Um buraco negro supermassivo adormecido há décadas acaba de despertar em uma galáxia distante. Essa ativação súbita oferece uma oportunidade única de estudar ao vivo o comportamento desses gigantes cósmicos.
Localizada a 300 milhões de anos-luz, a galáxia SDSS1335+0728 abriga em seu centro um buraco negro chamado Ansky. Após um longo período de inatividade, ele começou a emitir flashes de raios X de uma intensidade nunca vista antes. Os primeiros clarões foram detectados no final de 2019, marcando o início de uma série de observações inéditas.
Representação artística do disco de acreção ao redor do buraco negro Ansky e sua interação com um pequeno objeto celeste. Crédito: Agência Espacial Europeia
Os pesquisadores utilizaram vários telescópios espaciais, incluindo o XMM-Newton da ESA e o Swift da NASA, para acompanhar a evolução de Ansky. Os dados revelam erupções quase periódicas (QPE) de uma energia e duração excepcionais. Esses fenômenos, ainda pouco compreendidos, podem questionar os modelos atuais sobre a acreção de matéria por buracos negros.
A equipe internacional, liderada por Lorena Hernández-García, publicou seus resultados na Nature Astronomy. As observações sugerem que Ansky não destruiu uma estrela para formar seu disco de acreção. Em vez disso, o gás ao redor poderia estar alimentando diretamente o buraco negro, causando choques energéticos responsáveis pelos flashes de raios X.
As erupções de Ansky são dez vezes mais longas e luminosas do que as observadas em outros lugares. Sua periodicidade de cerca de 4,5 dias desafia as explicações atuais. Joheen Chakraborty, membro da equipe, destaca que essas características extremas levam os modelos teóricos ao limite.
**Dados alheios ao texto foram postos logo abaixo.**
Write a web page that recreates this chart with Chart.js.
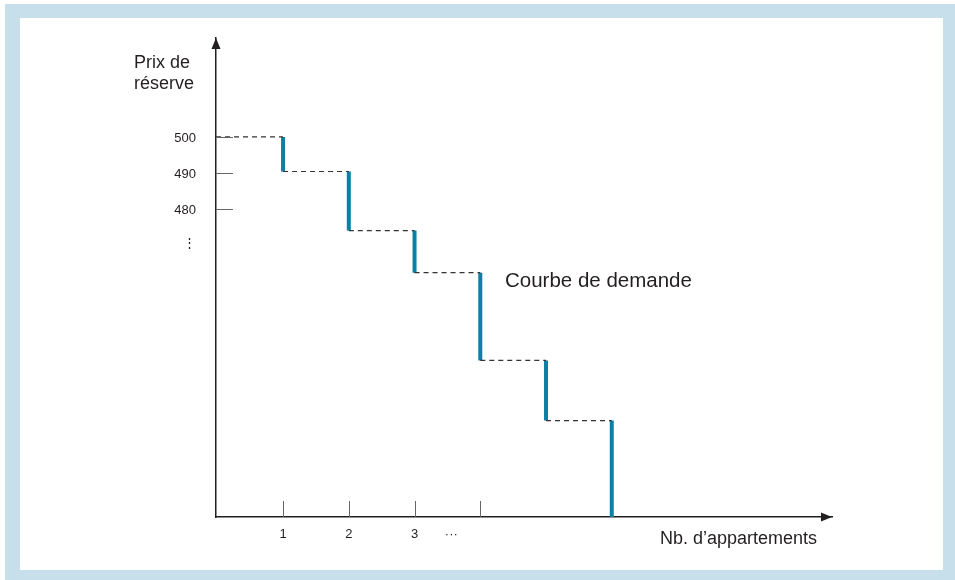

Este estudo abre novas perspectivas sobre a formação das QPE e sua relação com as ondas gravitacionais. A missão LISA da ESA, prevista para a década de 2030, pode detectar essas ondas e complementar as observações em raios X. Erwan Quintin, astrônomo da ESA, enfatiza a importância desses dados para entender o comportamento dos buracos negros.
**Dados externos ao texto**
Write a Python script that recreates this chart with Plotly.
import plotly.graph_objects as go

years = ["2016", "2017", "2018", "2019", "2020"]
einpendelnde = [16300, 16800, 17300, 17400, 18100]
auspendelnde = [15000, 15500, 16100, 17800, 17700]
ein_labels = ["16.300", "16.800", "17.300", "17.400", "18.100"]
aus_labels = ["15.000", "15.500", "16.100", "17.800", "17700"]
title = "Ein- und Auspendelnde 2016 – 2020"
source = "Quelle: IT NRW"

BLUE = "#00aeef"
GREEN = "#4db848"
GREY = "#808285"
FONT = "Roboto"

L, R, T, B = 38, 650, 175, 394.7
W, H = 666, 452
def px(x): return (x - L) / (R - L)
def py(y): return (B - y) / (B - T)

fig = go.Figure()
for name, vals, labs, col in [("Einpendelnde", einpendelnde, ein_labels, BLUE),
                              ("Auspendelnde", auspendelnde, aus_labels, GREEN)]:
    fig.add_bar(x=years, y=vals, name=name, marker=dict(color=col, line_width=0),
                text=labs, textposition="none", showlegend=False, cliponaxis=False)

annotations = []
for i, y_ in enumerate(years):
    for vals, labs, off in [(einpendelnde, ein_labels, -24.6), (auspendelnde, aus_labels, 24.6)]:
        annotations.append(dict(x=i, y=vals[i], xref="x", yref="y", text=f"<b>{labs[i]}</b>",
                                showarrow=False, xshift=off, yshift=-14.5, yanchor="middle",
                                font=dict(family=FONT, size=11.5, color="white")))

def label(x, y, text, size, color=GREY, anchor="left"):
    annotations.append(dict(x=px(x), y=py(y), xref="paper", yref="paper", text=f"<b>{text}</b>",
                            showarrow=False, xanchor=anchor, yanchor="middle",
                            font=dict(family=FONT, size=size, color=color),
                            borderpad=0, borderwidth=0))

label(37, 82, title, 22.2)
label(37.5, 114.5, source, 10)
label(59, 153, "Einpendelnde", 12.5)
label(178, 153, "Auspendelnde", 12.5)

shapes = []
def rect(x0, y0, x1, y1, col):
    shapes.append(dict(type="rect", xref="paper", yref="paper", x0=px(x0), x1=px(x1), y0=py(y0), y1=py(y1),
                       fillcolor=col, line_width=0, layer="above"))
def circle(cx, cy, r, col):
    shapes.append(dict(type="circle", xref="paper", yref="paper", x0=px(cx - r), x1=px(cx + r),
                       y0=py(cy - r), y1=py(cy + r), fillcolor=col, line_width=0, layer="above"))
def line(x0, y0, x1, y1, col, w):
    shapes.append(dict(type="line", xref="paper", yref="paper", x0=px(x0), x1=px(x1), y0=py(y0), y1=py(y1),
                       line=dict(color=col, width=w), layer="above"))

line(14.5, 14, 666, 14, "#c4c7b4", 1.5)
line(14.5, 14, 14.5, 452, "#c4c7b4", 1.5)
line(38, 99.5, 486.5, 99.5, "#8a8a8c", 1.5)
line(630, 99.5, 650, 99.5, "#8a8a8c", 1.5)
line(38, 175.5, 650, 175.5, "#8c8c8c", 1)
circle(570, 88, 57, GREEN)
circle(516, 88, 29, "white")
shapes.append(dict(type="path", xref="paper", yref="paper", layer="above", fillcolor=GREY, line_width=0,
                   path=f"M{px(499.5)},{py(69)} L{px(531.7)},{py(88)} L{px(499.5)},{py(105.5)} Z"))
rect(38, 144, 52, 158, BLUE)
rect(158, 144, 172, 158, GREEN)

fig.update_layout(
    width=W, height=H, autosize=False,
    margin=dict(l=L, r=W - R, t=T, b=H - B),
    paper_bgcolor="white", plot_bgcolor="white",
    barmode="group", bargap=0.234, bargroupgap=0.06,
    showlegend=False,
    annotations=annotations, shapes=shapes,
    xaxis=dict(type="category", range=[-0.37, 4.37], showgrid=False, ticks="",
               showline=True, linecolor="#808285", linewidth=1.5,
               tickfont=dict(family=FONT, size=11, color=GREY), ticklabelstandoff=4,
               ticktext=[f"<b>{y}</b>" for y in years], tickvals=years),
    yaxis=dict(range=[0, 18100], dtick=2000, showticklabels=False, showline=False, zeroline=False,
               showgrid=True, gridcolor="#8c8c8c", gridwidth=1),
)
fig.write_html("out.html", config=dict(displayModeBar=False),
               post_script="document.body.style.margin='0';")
Ansky continua sendo monitorado de perto pelos astrônomos. Sua evolução pode revelar mecanismos ainda desconhecidos da atividade dos buracos negros. Essa descoberta lembra que o Universo ainda guarda fenômenos capazes de surpreender até os cientistas mais experientes.
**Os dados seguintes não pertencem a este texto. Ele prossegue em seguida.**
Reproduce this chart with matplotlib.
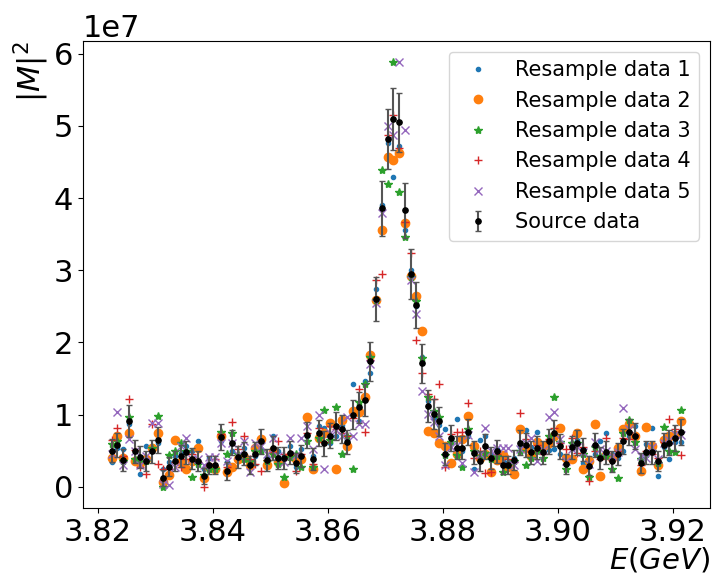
import numpy as np
import matplotlib
matplotlib.use("Agg")
import matplotlib.pyplot as plt

# Energy grid (GeV): 100 measurement points, 1 MeV apart
energy = np.linspace(3.8224, 3.9214, 100)

# Source data (units of 1e7)
source = [0.50, 0.58, 0.37, 0.91, 0.49, 0.41, 0.36, 0.49, 0.65, 0.12,
          0.28, 0.36, 0.43, 0.48, 0.39, 0.36, 0.15, 0.30, 0.30, 0.69,
          0.22, 0.61, 0.41, 0.46, 0.30, 0.46, 0.63, 0.37, 0.54, 0.40,
          0.40, 0.47, 0.33, 0.43, 0.72, 0.38, 0.75, 0.60, 0.71, 0.84,
          0.80, 0.62, 1.00, 1.10, 1.20, 1.74, 2.60, 3.86, 4.82, 5.10,
          5.05, 3.83, 2.95, 2.52, 1.71, 1.12, 1.01, 0.91, 0.45, 0.68,
          0.54, 0.54, 0.76, 0.47, 0.36, 0.56, 0.40, 0.49, 0.30, 0.30,
          0.37, 0.61, 0.58, 0.48, 0.54, 0.48, 0.63, 0.75, 0.56, 0.32,
          0.55, 0.61, 0.51, 0.29, 0.58, 0.40, 0.48, 0.35, 0.45, 0.63,
          0.76, 0.70, 0.33, 0.48, 0.48, 0.36, 0.58, 0.61, 0.68, 0.76]

source_err = [0.16, 0.17, 0.15, 0.22, 0.16, 0.15, 0.14, 0.16, 0.18, 0.11,
              0.13, 0.14, 0.15, 0.16, 0.15, 0.14, 0.11, 0.13, 0.13, 0.18,
              0.12, 0.17, 0.15, 0.16, 0.13, 0.16, 0.17, 0.15, 0.17, 0.15,
              0.15, 0.16, 0.14, 0.15, 0.18, 0.15, 0.18, 0.17, 0.18, 0.19,
              0.19, 0.17, 0.20, 0.21, 0.22, 0.27, 0.30, 0.38, 0.42, 0.43,
              0.41, 0.38, 0.35, 0.32, 0.27, 0.22, 0.21, 0.20, 0.15, 0.18,
              0.16, 0.16, 0.18, 0.16, 0.14, 0.17, 0.15, 0.16, 0.13, 0.13,
              0.14, 0.17, 0.17, 0.16, 0.16, 0.16, 0.17, 0.18, 0.17, 0.14,
              0.16, 0.17, 0.16, 0.13, 0.17, 0.15, 0.16, 0.14, 0.15, 0.17,
              0.18, 0.18, 0.14, 0.16, 0.16, 0.14, 0.17, 0.17, 0.18, 0.18]

resample1 = [0.34, 0.54, 0.52, 0.87, 0.37, 0.18, 0.57, 0.57, 0.61, 0.24,
             0.34, 0.43, 0.47, 0.57, 0.49, 0.63, 0.24, 0.40, 0.28, 0.64,
             0.34, 0.50, 0.36, 0.54, 0.27, 0.43, 0.52, 0.41, 0.70, 0.50,
             0.43, 0.57, 0.28, 0.52, 0.71, 0.43, 0.84, 0.82, 0.60, 0.71,
             0.85, 0.65, 1.42, 0.91, 1.47, 1.57, 2.74, 3.90, 4.77, 4.29,
             4.72, 3.56, 3.01, 2.50, 1.80, 1.19, 0.95, 0.85, 0.80, 0.64,
             0.94, 0.50, 0.70, 0.25, 0.65, 0.71, 0.45, 0.52, 0.36, 0.34,
             0.40, 0.55, 0.79, 0.55, 0.76, 0.50, 0.51, 0.52, 0.45, 0.43,
             0.61, 0.65, 0.33, 0.40, 0.45, 0.64, 0.74, 0.45, 0.40, 0.49,
             0.70, 0.84, 0.40, 0.59, 0.82, 0.15, 0.55, 0.38, 0.62, 0.62]

resample2 = [0.40, 0.71, 0.40, 0.74, 0.36, 0.33, 0.38, 0.54, 0.74, 0.07,
             0.16, 0.65, 0.34, 0.24, 0.36, 0.54, 0.12, 0.27, 0.24, 0.71,
             0.21, 0.27, 0.39, 0.41, 0.30, 0.54, 0.66, 0.30, 0.50, 0.34,
             0.05, 0.43, 0.38, 0.38, 0.97, 0.25, 0.68, 0.75, 0.89, 0.24,
             0.93, 0.57, 1.05, 1.03, 1.25, 1.82, 2.59, 3.56, 4.57, 4.53,
             4.63, 3.66, 2.92, 2.64, 2.16, 0.77, 0.75, 0.60, 0.56, 0.33,
             0.45, 0.66, 0.98, 0.56, 0.40, 0.45, 0.20, 0.37, 0.44, 0.27,
             0.18, 0.80, 0.53, 0.42, 0.62, 0.57, 0.60, 0.70, 0.81, 0.40,
             0.38, 0.75, 0.24, 0.36, 0.87, 0.15, 0.44, 0.40, 0.54, 0.80,
             0.87, 0.70, 0.22, 0.83, 0.57, 0.30, 0.65, 0.70, 0.72, 0.91]

resample3 = [0.59, 0.64, 0.35, 0.97, 0.39, 0.38, 0.36, 0.54, 0.98, 0.00,
             0.44, 0.50, 0.60, 0.50, 0.13, 0.31, 0.16, 0.25, 0.24, 0.76,
             0.45, 0.75, 0.45, 0.38, 0.36, 0.50, 0.50, 0.36, 0.45, 0.32,
             0.13, 0.41, 0.45, 0.28, 0.64, 0.28, 0.68, 1.07, 0.65, 1.10,
             0.45, 0.71, 0.25, 1.17, 1.42, 1.80, 2.59, 4.39, 4.19, 5.88,
             4.08, 3.46, 2.91, 2.58, 1.78, 1.25, 1.05, 0.96, 0.44, 0.62,
             0.44, 0.28, 0.80, 0.50, 0.42, 0.47, 0.38, 0.43, 0.20, 0.30,
             0.35, 0.50, 0.30, 0.40, 0.50, 0.40, 0.71, 1.24, 0.62, 0.24,
             0.60, 0.61, 0.45, 0.13, 0.55, 0.43, 0.42, 0.25, 0.12, 0.75,
             0.93, 0.62, 0.38, 0.45, 0.50, 0.33, 0.83, 0.50, 0.48, 1.06]

resample4 = [0.65, 0.82, 0.43, 1.21, 0.51, 0.28, 0.18, 0.87, 0.31, 0.24,
             0.24, 0.34, 0.27, 0.38, 0.45, 0.34, 0.00, 0.31, 0.38, 0.73,
             0.28, 0.90, 0.52, 0.70, 0.38, 0.31, 0.22, 0.37, 0.48, 0.64,
             0.45, 0.46, 0.22, 0.45, 0.75, 0.31, 0.82, 0.62, 0.84, 0.80,
             0.75, 0.70, 0.95, 1.36, 0.76, 1.75, 2.87, 2.95, 4.87, 5.15,
             4.69, 3.67, 3.24, 2.04, 1.57, 1.28, 1.22, 1.42, 0.27, 0.73,
             0.76, 0.76, 1.16, 0.40, 0.50, 0.19, 0.20, 0.45, 0.33, 0.38,
             0.34, 1.02, 0.66, 0.50, 0.58, 0.45, 0.66, 0.82, 0.60, 0.52,
             0.68, 0.47, 0.55, 0.08, 0.50, 0.38, 0.67, 0.38, 0.50, 0.68,
             0.66, 0.72, 0.30, 0.50, 0.45, 0.40, 0.62, 0.94, 0.80, 0.44]

resample5 = [0.45, 1.04, 0.30, 0.66, 0.50, 0.30, 0.43, 0.89, 0.89, 0.04,
             0.02, 0.27, 0.57, 0.67, 0.38, 0.38, 0.30, 0.41, 0.41, 0.61,
             0.36, 0.61, 0.44, 0.64, 0.21, 0.61, 0.57, 0.45, 0.67, 0.43,
             0.34, 0.68, 0.44, 0.67, 0.84, 0.52, 1.00, 0.24, 0.75, 0.78,
             0.70, 0.96, 0.71, 0.87, 0.87, 1.70, 2.55, 3.80, 5.00, 4.87,
             5.88, 4.94, 2.87, 2.40, 1.33, 1.01, 0.90, 0.71, 0.30, 0.55,
             0.58, 0.33, 0.72, 0.21, 0.45, 0.81, 0.50, 0.53, 0.53, 0.53,
             0.30, 0.52, 0.60, 0.67, 0.35, 0.51, 0.96, 1.03, 0.66, 0.35,
             0.52, 0.55, 0.48, 0.32, 0.62, 0.52, 0.50, 0.42, 0.48, 1.09,
             0.80, 0.52, 0.42, 0.40, 0.55, 0.38, 0.60, 0.65, 0.73, 0.72]

scale = 1e7
legend_labels = ["Resample data 1", "Resample data 2", "Resample data 3",
                 "Resample data 4", "Resample data 5", "Source data"]
xtick_vals = [3.82, 3.84, 3.86, 3.88, 3.90, 3.92]
xtick_labels = ["3.82", "3.84", "3.86", "3.88", "3.90", "3.92"]

fig = plt.figure(figsize=(7.14, 5.76), dpi=100)
ax = fig.add_axes([0.116, 0.118, 0.878, 0.810])

E = np.asarray(energy)
ax.plot(E, np.asarray(resample1) * scale, '.', color='#1f77b4',
        label=legend_labels[0])
ax.plot(E, np.asarray(resample2) * scale, 'o', color='#ff7f0e',
        label=legend_labels[1])
ax.plot(E, np.asarray(resample3) * scale, '*', color='#2ca02c',
        label=legend_labels[2])
ax.plot(E, np.asarray(resample4) * scale, '+', color='#d62728',
        label=legend_labels[3])
ax.plot(E, np.asarray(resample5) * scale, 'x', color='#9467bd',
        label=legend_labels[4])
cont = ax.errorbar(E, np.asarray(source) * scale,
                   yerr=np.asarray(source_err) * scale,
                   fmt='o', color='k', ms=3.8, ecolor='#555555',
                   elinewidth=1.5, capsize=2.5, capthick=1,
                   label=legend_labels[5])
for cap in cont[1]:
    cap.set_color('k')

ax.set_xlim(3.8174, 3.9264)
ax.set_ylim(-0.295e7, 6.17e7)
ax.set_xticks(xtick_vals)
ax.set_xticklabels(xtick_labels)
ax.tick_params(labelsize=22)
ax.yaxis.get_offset_text().set_fontsize(22)

ax.set_xlabel("$E(GeV)$", fontsize=21, ha='right', va='bottom')
ax.xaxis.set_label_coords(1.0, -0.143)
ax.set_ylabel("$|M|^2$", fontsize=22, loc='top', labelpad=2)

ax.legend(loc='upper right', fontsize=15)

fig.savefig("out.png", dpi=100)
O que é uma erupção quase periódica (QPE)?
As QPE são flashes de raios X emitidos em intervalos regulares por alguns buracos negros. Esses eventos ainda são amplamente misteriosos. Eles podem resultar da interação entre um pequeno objeto celeste e o disco de acreção de um buraco negro.
As QPE geralmente duram algumas horas e se repetem a cada poucos dias ou semanas. No entanto, Ansky mostra erupções dez vezes mais longas e energéticas, o que sugere mecanismos diferentes. Os pesquisadores consideram choques no disco de acreção ou perturbações gravitacionais.
O estudo desses fenômenos pode esclarecer a dinâmica dos buracos negros e seu ambiente. As QPE também podem estar relacionadas a ondas gravitacionais, oferecendo uma nova forma de estudar o Universo.
Como um buraco negro pode 'despertar'?
Um buraco negro inativo pode se ativar quando começa a absorver matéria. Esse processo forma um disco de acreção, onde o gás aquecido emite radiações intensas. No caso de Ansky, a ativação parece ser devida à captura de gás circundante, e não à destruição de uma estrela.
Buracos negros supermassivos como Ansky podem alternar entre fases ativas e dormentes em escalas de tempo variáveis. Essas transições dependem da disponibilidade de matéria para absorver. A observação de um despertar ao vivo é rara e valiosa para entender esses ciclos.
Os cientistas usam telescópios de raios X para acompanhar essas mudanças. Os dados de Ansky podem revelar como os buracos negros influenciam sua galáxia hospedeira e como evoluem ao longo do tempo.